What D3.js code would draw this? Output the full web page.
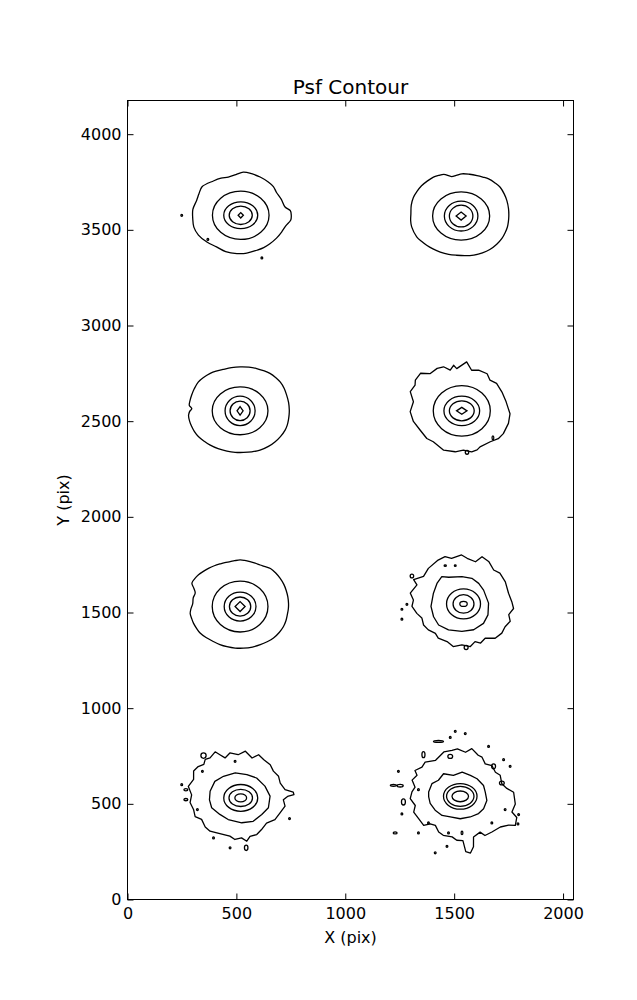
<!DOCTYPE html>
<html><head><meta charset="utf-8">
<script src="https://cdn.jsdelivr.net/npm/d3@7"></script>
<style>body{margin:0;background:#fff}svg{display:block}text{font-family:"DejaVu Sans",sans-serif;fill:#000}</style>
</head><body>
<svg id="chart" width="637" height="1000"></svg>
<script>
// ---------------- data ----------------
const chartTitle = "Psf Contour";
const xLabel = "X (pix)";
const yLabel = "Y (pix)";
const xDomain = [0, 2048];
const yDomain = [0, 4176];
const xTicks = [0, 500, 1000, 1500, 2000];
const yTicks = [0, 500, 1000, 1500, 2000, 2500, 3000, 3500, 4000];

// PSF centres (pix)
const starX = [520, 1532, 517, 1535, 517, 1543, 520, 1528];
const starY = [3576, 3572, 2554, 2554, 1531, 1545, 531, 539];
// innermost contour (diamond or blob), half sizes (pix)
const coreKind = ["diamond", "diamond", "diamond", "diamond", "diamond", "blob", "blob", "blob"];
const coreRX = [12, 23, 14, 24, 23, 17, 27, 38];
const coreRY = [14, 21, 22, 18, 26, 13, 21, 28];
// second and third contour (ellipses), half sizes (pix)
const ring2RX = [53, 54, 46, 57, 49, 48, 54, 63];
const ring2RY = [48, 57, 51, 52, 50, 48, 45, 52];
const ring3RX = [78, 77, 69, 82, 73, 78, 78, 77];
const ring3RY = [70, 78, 77, 77, 76, 78, 70, 67];
// fourth contour: ellipse for the smooth PSFs (null where irregular)
const ring4RX = [130, 131, 128, 131, 128, null, null, null];
const ring4RY = [126, 126, 125, 132, 133, null, null, null];
// irregular fourth contours, [angle deg, radius pix]
const ring4LR = [[2,115],[38,117],[57,128],[74,139],[93,143],[116,155],[125,174],[138,163],[158,149],[185,150],[206,153],[224,159],[243,152],[267,144],[289,143],[312,137],[333,126]];
const ring4BL = [[4,135],[29,127],[55,127],[77,125],[101,133],[125,138],[144,147],[166,145],[184,144],[201,143],[222,129],[243,127],[272,130],[295,135],[318,130],[338,137]];
const ring4BR = [[11,117],[28,121],[50,120],[67,119],[86,127],[106,114],[123,141],[140,131],[153,146],[171,147],[181,145],[195,143],[212,136],[230,130],[247,117],[270,117],[293,117],[313,123],[329,125],[350,124]];

// outermost contours, [angle deg, radius pix]
const outerTL = [[0,232],[6,229],[12,208],[24,204],[36,203],[45,212],[54,215],[66,219],[77,223],[87,226],[96,214],[106,208],[115,214],[125,219],[140,232],[150,222],[159,217],[172,222],[184,221],[196,224],[208,220],[222,209],[236,199],[250,202],[265,201],[278,200],[292,197],[302,199],[312,200],[324,203],[335,207],[345,214],[354,231]];
const outerTR = [[0,219],[10,221],[21,225],[30,229],[40,234],[48,233],[57,232],[64,227],[71,224],[80,222],[89,221],[96,214],[102,211],[110,232],[116,236],[122,240],[130,240],[139,241],[148,240],[156,240],[166,236],[177,231],[186,233],[194,234],[208,231],[216,225],[224,220],[233,215],[243,211],[254,208],[264,206],[275,208],[286,212],[297,216],[307,219],[318,220],[328,221],[337,220],[345,220],[352,219]];
const outerML = [[1,226],[11,227],[21,229],[30,234],[39,238],[47,239],[55,239],[63,236],[71,234],[80,232],[90,230],[100,229],[110,230],[118,235],[125,239],[134,242],[142,244],[151,240],[160,237],[167,236],[173,235],[177,222],[181,232],[186,238],[193,238],[200,237],[207,236],[215,234],[224,229],[232,226],[243,222],[254,219],[264,218],[274,218],[284,221],[294,225],[305,227],[315,228],[324,229],[334,230],[341,229],[348,227],[355,226]];
const outerMR = [[13,209],[28,209],[42,215],[51,206],[59,226],[70,226],[78,217],[85,257],[96,222],[99,241],[104,219],[110,245],[117,249],[127,243],[134,273],[143,267],[148,253],[157,257],[168,227],[181,237],[194,229],[208,216],[222,216],[231,208],[248,222],[262,216],[272,205],[282,219],[289,216],[294,206],[309,208],[319,222],[328,225],[343,224],[356,222]];
const outerLL = [[4,223],[13,225],[22,228],[30,232],[39,236],[47,240],[55,243],[61,239],[67,236],[73,237],[79,239],[85,242],[90,244],[96,241],[101,239],[107,240],[112,241],[119,244],[126,247],[133,250],[139,253],[145,254],[151,253],[156,232],[161,218],[168,220],[176,218],[183,226],[189,232],[196,231],[202,231],[210,230],[217,230],[226,225],[236,220],[245,219],[254,218],[264,218],[274,218],[285,219],[295,220],[304,222],[313,225],[323,225],[332,225],[341,223],[349,221],[357,222]];
const outerLR = [[3,222],[15,214],[31,224],[44,232],[52,225],[62,249],[71,261],[76,227],[86,239],[92,256],[103,244],[109,261],[117,257],[131,246],[142,233],[151,262],[155,236],[167,251],[175,231],[183,237],[193,220],[201,205],[211,214],[220,211],[230,201],[237,213],[249,211],[258,228],[268,214],[278,225],[285,204],[291,219],[299,205],[309,231],[319,233],[328,225],[337,233],[345,215],[354,231]];
const outerBL = [[2,215],[4,245],[7,243],[12,208],[23,197],[33,207],[43,205],[52,220],[62,226],[70,240],[76,215],[85,245],[93,226],[102,240],[109,221],[113,245],[116,268],[124,252],[129,259],[134,244],[140,255],[147,258],[156,237],[166,248],[176,226],[186,234],[196,225],[205,231],[212,212],[223,223],[231,224],[239,213],[248,207],[256,206],[263,219],[271,209],[277,228],[282,205],[291,205],[300,191],[312,177],[324,194],[337,197],[348,208],[357,196]];
const outerBR = [[5,246],[11,218],[19,202],[31,214],[38,205],[48,217],[56,205],[64,228],[69,230],[78,255],[84,232],[93,249],[99,243],[108,244],[121,220],[132,241],[139,233],[147,248],[151,227],[159,237],[167,213],[174,223],[183,230],[193,212],[201,229],[211,224],[222,226],[226,199],[233,190],[242,211],[249,218],[260,215],[266,230],[273,232],[275,290],[279,300],[283,270],[286,221],[296,208],[299,234],[308,236],[319,244],[326,268],[329,295],[337,282],[341,251],[351,256]];

// small isolated contours (noise islands): centre and half sizes (pix)
const islandX = [249,369,617, 1678,1559, 1306,1459,1505,1260,1283,1260,1555, 349,494,344,249,268,268,321,395,471,545,744, 1505,1551,1482,1428,1658,1727,1757,1681,1359,1482,1244,1221,1252,1267,1260,1336,1229,1336,1382,1474,1536,1673,1734,1796,1793,1413,1467,1719];
const islandY = [3576,3450,3353, 2413,2337, 1691,1745,1745,1517,1543,1465,1317, 752,722,670,600,574,522,470,322,270,270,423, 879,867,847,826,800,731,696,696,757,748,670,597,595,510,447,574,348,348,400,348,348,400,470,444,395,244,278,609];
const islandRX = [4,4,4, 4,8, 8,5,4,4,4,4,9, 12,4,4,4,9,9,4,4,4,8,4, 4,4,4,23,4,4,4,9,7,11,4,14,14,9,4,4,9,4,4,4,4,4,4,4,4,4,4,11];
const islandRY = [5,5,5, 10,10, 10,4,4,5,5,5,11, 14,5,5,5,6,6,5,5,5,14,5, 5,5,5,5,5,5,5,13,16,10,5,5,7,16,5,5,5,5,5,5,9,5,5,5,5,5,5,10];

const outerContours = [outerTL, outerTR, outerML, outerMR, outerLL, outerLR, outerBL, outerBR];
const ring4Irregular = [null, null, null, null, null, ring4LR, ring4BL, ring4BR];

// ---------------- drawing ----------------
const W = 637, H = 1000;
const L = 127.5, R = 573.5, T = 100.5, B = 899.5;
const svg = d3.select("#chart");
const x = d3.scaleLinear().domain(xDomain).range([L, R]);
const y = d3.scaleLinear().domain(yDomain).range([B, T]);

const clipId = "plotclip";
svg.append("defs").append("clipPath").attr("id", clipId)
  .append("rect").attr("x", L).attr("y", T).attr("width", R - L).attr("height", B - T);

const g = svg.append("g").attr("clip-path", `url(#${clipId})`);
const stroke = "#000", sw = 1.3;
const toRad = Math.PI / 180;
const polar = (i, pts) => pts.map(([a, r]) => [x(starX[i] + r * Math.cos(a * toRad)), y(starY[i] + r * Math.sin(a * toRad))]);
const lineLin = d3.line().curve(d3.curveLinearClosed);
const lineSmooth = d3.line().curve(d3.curveCatmullRomClosed.alpha(0.5));

starX.forEach((cx, i) => {
  const cy = starY[i];
  // outer contour
  const noisy = i >= 5 || i === 3;
  g.append("path").attr("d", (noisy ? lineLin : lineSmooth)(polar(i, outerContours[i])))
    .attr("fill", "none").attr("stroke", stroke).attr("stroke-width", sw).attr("stroke-linejoin", "round");
  // fourth contour
  if (ring4Irregular[i]) {
    g.append("path").attr("d", lineLin(polar(i, ring4Irregular[i])))
      .attr("fill", "none").attr("stroke", stroke).attr("stroke-width", sw).attr("stroke-linejoin", "round");
  } else {
    g.append("ellipse").attr("cx", x(cx)).attr("cy", y(cy))
      .attr("rx", x(ring4RX[i]) - x(0)).attr("ry", y(0) - y(ring4RY[i]))
      .attr("fill", "none").attr("stroke", stroke).attr("stroke-width", sw);
  }
  // third & second
  [[ring3RX, ring3RY], [ring2RX, ring2RY]].forEach(([rxA, ryA]) => {
    g.append("ellipse").attr("cx", x(cx)).attr("cy", y(cy))
      .attr("rx", x(rxA[i]) - x(0)).attr("ry", y(0) - y(ryA[i]))
      .attr("fill", "none").attr("stroke", stroke).attr("stroke-width", sw);
  });
  // core
  if (coreKind[i] === "diamond") {
    const pts = [[cx + coreRX[i], cy], [cx, cy + coreRY[i]], [cx - coreRX[i], cy], [cx, cy - coreRY[i]]]
      .map(([a, b]) => [x(a), y(b)]);
    g.append("path").attr("d", lineLin(pts)).attr("fill", "none")
      .attr("stroke", stroke).attr("stroke-width", sw).attr("stroke-linejoin", "miter");
  } else {
    g.append("ellipse").attr("cx", x(cx)).attr("cy", y(cy))
      .attr("rx", x(coreRX[i]) - x(0)).attr("ry", y(0) - y(coreRY[i]))
      .attr("fill", "none").attr("stroke", stroke).attr("stroke-width", sw);
  }
});

// islands
g.selectAll("ellipse.island").data(islandX).enter().append("ellipse")
  .attr("class", "island")
  .attr("cx", (d) => x(d)).attr("cy", (d, i) => y(islandY[i]))
  .attr("rx", (d, i) => x(islandRX[i]) - x(0)).attr("ry", (d, i) => y(0) - y(islandRY[i]))
  .attr("fill", "none").attr("stroke", stroke).attr("stroke-width", sw);

// axes (ticks inside on all sides)
const tickLen = 6;
const fmt = d3.format("d");
const axB = svg.append("g").attr("transform", `translate(0,${B})`)
  .call(d3.axisBottom(x).tickValues(xTicks).tickFormat(fmt).tickSizeInner(-tickLen).tickSizeOuter(0).tickPadding(8));
const axT = svg.append("g").attr("transform", `translate(0,${T})`)
  .call(d3.axisTop(x).tickValues(xTicks).tickFormat("").tickSizeInner(-tickLen).tickSizeOuter(0));
const axL = svg.append("g").attr("transform", `translate(${L},0)`)
  .call(d3.axisLeft(y).tickValues(yTicks).tickFormat(fmt).tickSizeInner(-tickLen).tickSizeOuter(0).tickPadding(6));
const axR = svg.append("g").attr("transform", `translate(${R},0)`)
  .call(d3.axisRight(y).tickValues(yTicks).tickFormat("").tickSizeInner(-tickLen).tickSizeOuter(0));
[axB, axT, axL, axR].forEach((a) => {
  a.select(".domain").remove();
  a.selectAll("line").attr("stroke", "#000").attr("stroke-width", 1);
  a.selectAll("text").attr("font-family", "DejaVu Sans").attr("font-size", 16).attr("fill", "#000");
});

// frame
svg.append("rect").attr("x", L).attr("y", T).attr("width", R - L).attr("height", B - T)
  .attr("fill", "none").attr("stroke", "#000").attr("stroke-width", 1);

// labels
svg.append("text").attr("x", (L + R) / 2).attr("y", 94).attr("text-anchor", "middle")
  .attr("font-size", 20).text(chartTitle);
svg.append("text").attr("x", (L + R) / 2).attr("y", 943).attr("text-anchor", "middle")
  .attr("font-size", 16).text(xLabel);
svg.append("text").attr("transform", `translate(69,${(T + B) / 2}) rotate(-90)`).attr("text-anchor", "middle")
  .attr("font-size", 16).text(yLabel);
</script>
</body></html>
______
◆ **TO DO**: Starting with the first line of the data above and ending with the line containing "3000, 3500, 4000];", please restate every line exactly, leaving images out.

◆ **EXERCISE ANSWER**:
What D3.js code would draw this? Output the full web page.
<!DOCTYPE html>
<html><head><meta charset="utf-8">
<script src="https://cdn.jsdelivr.net/npm/d3@7"></script>
<style>body{margin:0;background:#fff}svg{display:block}text{font-family:"DejaVu Sans",sans-serif;fill:#000}</style>
</head><body>
<svg id="chart" width="637" height="1000"></svg>
<script>
// ---------------- data ----------------
const chartTitle = "Psf Contour";
const xLabel = "X (pix)";
const yLabel = "Y (pix)";
const xDomain = [0, 2048];
const yDomain = [0, 4176];
const xTicks = [0, 500, 1000, 1500, 2000];
const yTicks = [0, 500, 1000, 1500, 2000, 2500, 3000, 3500, 4000];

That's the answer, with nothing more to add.